Twain shows how Tom has learned from his experience after trying to excavate a whole with just knives and understands that what is in the books will most probably not apply for real life situations like this one. He should have learned to trust his experiences instead of the books alone. The problem with experiences is that you have to go through them in order to learn, therefore, it was necessary that his hands blistered from the knives before he learned from his mistake. We learn from our mistakes, and this type of learning is probably the most durable there is. Usually what is taught in school people forget not long after it has been taught.

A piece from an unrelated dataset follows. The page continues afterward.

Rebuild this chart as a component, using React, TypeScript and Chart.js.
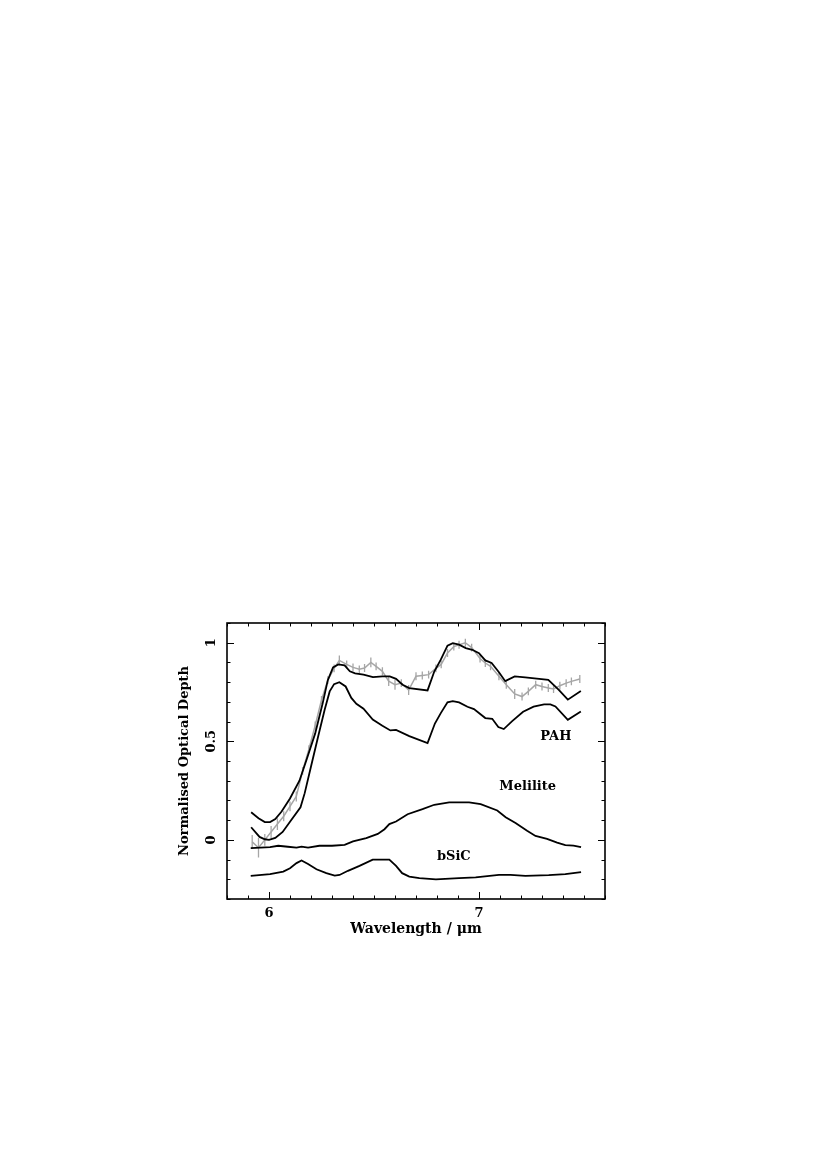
import React, { useEffect, useRef } from 'react';
import { Chart, registerables } from 'chart.js';

Chart.register(...registerables);

// Axis ranges and ticks
const X_MIN = 5.8;
const X_MAX = 7.6;
const Y_MIN = -0.3;
const Y_MAX = 1.1;
const xTickValues = [6, 7];
const yTickValues = [0, 0.5, 1];
const xMinorStep = 0.1;
const yMinorStep = 0.1;
const xMajorEvery = 10; // major every 1.0
const yMajorEvery = 5; // major every 0.5

// Observed spectrum (grey, with error bars)
const obsWavelength = [5.92, 5.95, 5.98, 6.01, 6.04, 6.07, 6.10, 6.13, 6.16, 6.19, 6.22, 6.25, 6.28, 6.31, 6.335, 6.37, 6.40, 6.43, 6.455, 6.485, 6.51, 6.54, 6.57, 6.60, 6.63, 6.665, 6.70, 6.73, 6.76, 6.795, 6.82, 6.85, 6.88, 6.905, 6.935, 6.965, 7.005, 7.03, 7.055, 7.095, 7.13, 7.17, 7.205, 7.235, 7.27, 7.30, 7.33, 7.355, 7.385, 7.415, 7.44, 7.48];
const obsDepth = [-0.01, -0.04, 0.00, 0.04, 0.08, 0.12, 0.17, 0.22, 0.35, 0.46, 0.58, 0.71, 0.81, 0.87, 0.91, 0.89, 0.875, 0.865, 0.872, 0.90, 0.88, 0.855, 0.805, 0.787, 0.795, 0.76, 0.83, 0.834, 0.838, 0.87, 0.89, 0.948, 0.98, 0.99, 1.0, 0.975, 0.92, 0.897, 0.88, 0.83, 0.787, 0.74, 0.727, 0.753, 0.787, 0.778, 0.77, 0.765, 0.782, 0.795, 0.804, 0.816];
const obsError = [0.035, 0.05, 0.03, 0.03, 0.03, 0.025, 0.025, 0.025, 0.02, 0.02, 0.02, 0.02, 0.02, 0.02, 0.025, 0.02, 0.02, 0.02, 0.02, 0.025, 0.02, 0.02, 0.025, 0.025, 0.02, 0.025, 0.02, 0.02, 0.02, 0.02, 0.02, 0.02, 0.02, 0.02, 0.02, 0.02, 0.02, 0.02, 0.02, 0.02, 0.02, 0.025, 0.02, 0.02, 0.02, 0.02, 0.02, 0.02, 0.02, 0.02, 0.02, 0.02];

// Total model fit (upper black curve)
const fitWavelength = [5.915, 5.95, 5.98, 6.005, 6.03, 6.06, 6.10, 6.145, 6.18, 6.22, 6.255, 6.28, 6.305, 6.33, 6.36, 6.385, 6.41, 6.45, 6.495, 6.54, 6.575, 6.605, 6.636, 6.668, 6.755, 6.787, 6.818, 6.85, 6.875, 6.905, 6.937, 6.968, 7.0, 7.03, 7.06, 7.095, 7.125, 7.17, 7.22, 7.33, 7.38, 7.423, 7.485];
const fitDepth = [0.14, 0.11, 0.09, 0.09, 0.105, 0.144, 0.21, 0.30, 0.41, 0.54, 0.69, 0.81, 0.875, 0.89, 0.885, 0.855, 0.845, 0.838, 0.825, 0.829, 0.829, 0.817, 0.787, 0.77, 0.758, 0.854, 0.914, 0.985, 0.998, 0.99, 0.973, 0.964, 0.947, 0.91, 0.897, 0.85, 0.805, 0.829, 0.824, 0.812, 0.761, 0.711, 0.755];

// PAH component
const pahWavelength = [5.915, 5.955, 5.98, 6.0, 6.03, 6.065, 6.10, 6.15, 6.17, 6.20, 6.234, 6.265, 6.289, 6.31, 6.335, 6.365, 6.392, 6.416, 6.45, 6.494, 6.54, 6.578, 6.605, 6.668, 6.755, 6.79, 6.818, 6.85, 6.875, 6.905, 6.945, 6.976, 7.03, 7.063, 7.092, 7.118, 7.158, 7.21, 7.26, 7.31, 7.34, 7.364, 7.423, 7.485];
const pahDepth = [0.064, 0.015, 0.003, 0.0, 0.01, 0.04, 0.092, 0.165, 0.237, 0.372, 0.524, 0.66, 0.753, 0.79, 0.80, 0.778, 0.72, 0.69, 0.665, 0.61, 0.579, 0.555, 0.558, 0.526, 0.491, 0.59, 0.643, 0.698, 0.704, 0.697, 0.675, 0.663, 0.618, 0.614, 0.572, 0.562, 0.602, 0.65, 0.676, 0.687, 0.687, 0.677, 0.609, 0.651];

// Melilite component
const melWavelength = [5.913, 6.005, 6.044, 6.09, 6.131, 6.155, 6.186, 6.24, 6.30, 6.36, 6.40, 6.463, 6.518, 6.55, 6.573, 6.605, 6.66, 6.731, 6.787, 6.858, 6.953, 7.008, 7.087, 7.127, 7.174, 7.229, 7.269, 7.324, 7.372, 7.411, 7.45, 7.486];
const melDepth = [-0.042, -0.037, -0.03, -0.035, -0.039, -0.034, -0.039, -0.03, -0.03, -0.025, -0.008, 0.009, 0.03, 0.054, 0.08, 0.093, 0.13, 0.156, 0.178, 0.19, 0.19, 0.181, 0.149, 0.115, 0.085, 0.046, 0.02, 0.005, -0.014, -0.027, -0.029, -0.037];

// bSiC component
const sicWavelength = [5.913, 6.005, 6.068, 6.10, 6.131, 6.155, 6.186, 6.226, 6.273, 6.313, 6.336, 6.376, 6.431, 6.494, 6.573, 6.605, 6.634, 6.668, 6.716, 6.795, 6.905, 6.984, 7.095, 7.15, 7.221, 7.332, 7.411, 7.486];
const sicDepth = [-0.183, -0.174, -0.161, -0.144, -0.118, -0.105, -0.122, -0.149, -0.169, -0.181, -0.178, -0.157, -0.132, -0.10, -0.10, -0.132, -0.169, -0.186, -0.194, -0.20, -0.194, -0.19, -0.178, -0.178, -0.183, -0.179, -0.174, -0.164];

// Curve labels (data coordinates)
const labelTexts = ['PAH', 'Melilite', 'bSiC'];
const labelWavelength = [7.366, 7.232, 6.88];
const labelDepth = [0.523, 0.27, -0.084];

const FONT_FAMILY = "'DejaVu Serif', 'Liberation Serif', serif";
const BLACK = '#000000';
const GREY = '#a6a6a6';

const zip = (xs: number[], ys: number[]) => xs.map((x, i) => ({ x, y: ys[i] }));

const frameTicksPlugin = {
  id: 'frameTicks',
  afterDraw(chart: any) {
    const { ctx, chartArea: a, scales } = chart;
    const xs = scales.x;
    const ys = scales.y;
    ctx.save();
    ctx.strokeStyle = BLACK;
    ctx.lineWidth = 1;
    ctx.beginPath();
    const i0 = Math.ceil(X_MIN / xMinorStep - 1e-6);
    const i1 = Math.floor(X_MAX / xMinorStep + 1e-6);
    for (let i = i0; i <= i1; i++) {
      const px = Math.round(xs.getPixelForValue(i * xMinorStep)) + 0.5;
      const len = i % xMajorEvery === 0 ? 7 : 3.5;
      ctx.moveTo(px, a.bottom);
      ctx.lineTo(px, a.bottom - len);
      ctx.moveTo(px, a.top);
      ctx.lineTo(px, a.top + len);
    }
    const j0 = Math.ceil(Y_MIN / yMinorStep - 1e-6);
    const j1 = Math.floor(Y_MAX / yMinorStep + 1e-6);
    for (let j = j0; j <= j1; j++) {
      const py = Math.round(ys.getPixelForValue(j * yMinorStep)) + 0.5;
      const len = j % yMajorEvery === 0 ? 7 : 3.5;
      ctx.moveTo(a.left, py);
      ctx.lineTo(a.left + len, py);
      ctx.moveTo(a.right, py);
      ctx.lineTo(a.right - len, py);
    }
    ctx.stroke();
    ctx.lineWidth = 1.6;
    ctx.strokeRect(a.left, a.top, a.right - a.left, a.bottom - a.top);
    ctx.restore();
  },
};

const errorBarPlugin = {
  id: 'errorBars',
  beforeDatasetsDraw(chart: any) {
    const { ctx, scales } = chart;
    const xs = scales.x;
    const ys = scales.y;
    ctx.save();
    ctx.strokeStyle = GREY;
    ctx.lineWidth = 1.3;
    ctx.beginPath();
    obsWavelength.forEach((w, i) => {
      const px = xs.getPixelForValue(w);
      ctx.moveTo(px, ys.getPixelForValue(obsDepth[i] - obsError[i]));
      ctx.lineTo(px, ys.getPixelForValue(obsDepth[i] + obsError[i]));
    });
    ctx.stroke();
    ctx.restore();
  },
};

const curveLabelPlugin = {
  id: 'curveLabels',
  afterDatasetsDraw(chart: any) {
    const { ctx, scales } = chart;
    ctx.save();
    ctx.fillStyle = BLACK;
    ctx.font = `bold 13px ${FONT_FAMILY}`;
    ctx.textAlign = 'center';
    ctx.textBaseline = 'middle';
    labelTexts.forEach((t, i) => {
      ctx.fillText(t, scales.x.getPixelForValue(labelWavelength[i]), scales.y.getPixelForValue(labelDepth[i]));
    });
    ctx.restore();
  },
};

export default function App() {
  const canvasRef = useRef<HTMLCanvasElement>(null);

  useEffect(() => {
    const canvas = canvasRef.current;
    if (!canvas) return;
    const font = { family: FONT_FAMILY, size: 13, weight: 'bold' as const };
    const xTitleFont = { family: FONT_FAMILY, size: 14, weight: 'bold' as const };
    const lineDs = (label: string, xs: number[], ys: number[], color: string, width: number) => ({
      label,
      data: zip(xs, ys),
      borderColor: color,
      backgroundColor: color,
      borderWidth: width,
      pointRadius: 0,
      tension: 0,
      fill: false,
    });
    const chart = new Chart(canvas, {
      type: 'line',
      data: {
        datasets: [
          lineDs('Total fit', fitWavelength, fitDepth, BLACK, 1.8),
          lineDs('PAH', pahWavelength, pahDepth, BLACK, 1.8),
          lineDs('Melilite', melWavelength, melDepth, BLACK, 1.8),
          lineDs('bSiC', sicWavelength, sicDepth, BLACK, 1.8),
          lineDs('Observed', obsWavelength, obsDepth, GREY, 1.5),
        ],
      },
      options: {
        responsive: false,
        animation: false,
        devicePixelRatio: 1,
        layout: { padding: { left: 157, right: 225, top: 623, bottom: 216 } },
        plugins: {
          legend: { display: false },
          tooltip: { enabled: false },
        },
        scales: {
          x: {
            type: 'linear',
            min: X_MIN,
            max: X_MAX,
            grid: { display: false, drawTicks: false },
            border: { display: false },
            afterBuildTicks: (s: any) => {
              s.ticks = xTickValues.map((v) => ({ value: v }));
            },
            afterFit: (s: any) => {
              s.height = 60;
            },
            ticks: {
              font,
              color: BLACK,
              padding: 7,
              minRotation: 0,
              maxRotation: 0,
              callback: (v: any) => String(v),
            },
            title: {
              display: true,
              text: 'Wavelength / μm',
              font: xTitleFont,
              color: BLACK,
              padding: { top: 0, bottom: 21 },
            },
          },
          y: {
            type: 'linear',
            min: Y_MIN,
            max: Y_MAX,
            grid: { display: false, drawTicks: false },
            border: { display: false },
            afterBuildTicks: (s: any) => {
              s.ticks = yTickValues.map((v) => ({ value: v }));
            },
            afterFit: (s: any) => {
              s.width = 70;
            },
            ticks: {
              font,
              color: BLACK,
              padding: 4,
              minRotation: 90,
              maxRotation: 90,
              crossAlign: 'center',
              callback: (v: any) => String(v),
            },
            title: {
              display: true,
              text: 'Normalised Optical Depth',
              font,
              color: BLACK,
              padding: { top: 20, bottom: 0 },
            },
          },
        },
      },
      plugins: [errorBarPlugin, curveLabelPlugin, frameTicksPlugin],
    } as any);
    return () => chart.destroy();
  }, []);

  return (
    <div style={{ position: 'absolute', left: 0, top: 0, width: 830, height: 1175, background: '#fff' }}>
      <canvas ref={canvasRef} width={830} height={1175} style={{ display: 'block', width: 830, height: 1175 }} />
    </div>
  );
}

The school system also teaches us to know our place in society and to follow authority figures above anything else. In school we learn to not question the teachers and elderly, to accept what they tell us for the truth above everything else. But the truth is that school doesn’t really prepare us for life, the only thing that does is experience. “You lie and you learn” is a phrase that is constantly coming back in our life, because we learn from our experiences and mistakes. However, only who is truly educated and smart can learn from the past and use this to apply it to future situations. I personally believe Huck ends up being the smartest and most educated character in the novel. He is the only one that is able to break down traditional thoughts and is willing to follow his thoughts wherever they lead. He learns from tragic experiences in order to figure out how society works. I believe this is true education, one that makes you a better person, a critical thinker and someone who is not using their knowledge to put themselves above others.